- _Task_: Extract only the first line of the listing and every line after it up to and including the one with "import pandas as pd". Omit the pictures.

START Given information

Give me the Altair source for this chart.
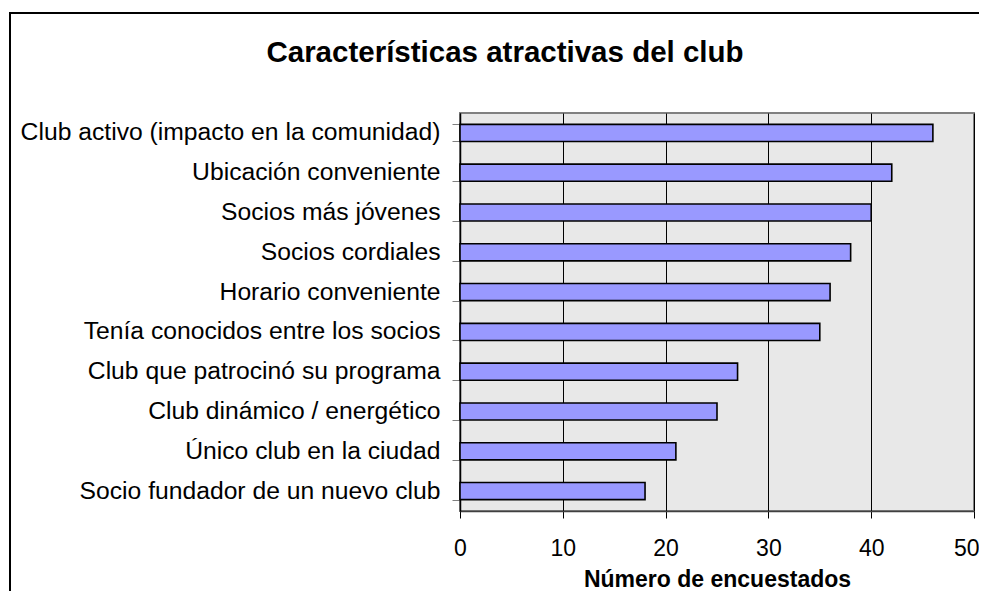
import altair as alt
import pandas as pd

categories = [
    "Club activo (impacto en la comunidad)",
    "Ubicación conveniente",
    "Socios más jóvenes",
    "Socios cordiales",
    "Horario conveniente",
    "Tenía conocidos entre los socios",
    "Club que patrocinó su programa",
    "Club dinámico / energético",
    "Único club en la ciudad",
    "Socio fundador de un nuevo club",
]
values = [46, 42, 40, 38, 36, 35, 27, 25, 21, 18]
x_ticks = [0, 10, 20, 30, 40, 50]
title_text = ["Características atractivas del club"]

df = pd.DataFrame({"cat": categories, "val": values})

FONT = "Liberation Sans"

bars = alt.Chart(df).mark_bar(
    fill="#9999FF", stroke="#000000", strokeWidth=1.6
).encode(
    x=alt.X(
        "val:Q",
        scale=alt.Scale(domain=[0, 50], nice=False),
        axis=alt.Axis(
            values=x_ticks,
            title="Número de encuestados",
            titleFont=FONT,
            titleFontSize=23,
            titleFontWeight="bold",
            titleColor="#000000",
            titlePadding=8,
            labelFont=FONT,
            labelFontSize=23,
            labelColor="#000000",
            labelPadding=19,
            labelAlign={"condition": {"test": "datum.value == 50", "value": "right"}, "value": "center"},
            labelOffset={"condition": {"test": "datum.value == 50", "value": 5}, "value": 0},
            tickSize=7,
            tickColor="#000000",
            domainColor="#404040",
            domainWidth=1.5,
            grid=True,
            gridColor="#000000",
            gridWidth=1,
            labelFlush=False,
        ),
    ),
    y=alt.Y(
        "cat:N",
        sort=categories,
        scale=alt.Scale(paddingInner=0.57, paddingOuter=0.285),
        axis=alt.Axis(
            title=None,
            labelFont=FONT,
            labelFontSize=24.7,
            labelColor="#000000",
            labelPadding=12,
            tickSize=8,
            tickColor="#808080",
            tickBand="extent",
            domainColor="#000000",
            domainWidth=1.5,
            grid=False,
            labelLimit=0,
        ),
    ),
)

frame = alt.Chart(df).mark_rect(
    filled=False, stroke="#000000", strokeWidth=1.5
).encode(
    x=alt.value(-450), x2=alt.value(600), y=alt.value(-100), y2=alt.value(600)
)

title = alt.Chart(pd.DataFrame({"t": title_text})).mark_text(
    font=FONT, fontSize=29.5, fontWeight="bold", color="#000000",
    align="center", baseline="alphabetic"
).encode(
    text="t:N", x=alt.value(45), y=alt.value(-51)
)

chart = alt.layer(frame, bars, title).properties(
    width=514,
    height=398,
    padding={"left": 452, "top": 105, "right": 5, "bottom": 80},
    autosize=alt.AutoSizeParams(type="none"),
    background="#FFFFFF",
).configure_view(
    fill="#E8E8E8", stroke="#808080", strokeWidth=2
)

chart.save("out.html", embed_options={"renderer": "svg", "actions": False})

END Given information

- _Solution to the exercise_:
Give me the Altair source for this chart.
import altair as alt
import pandas as pd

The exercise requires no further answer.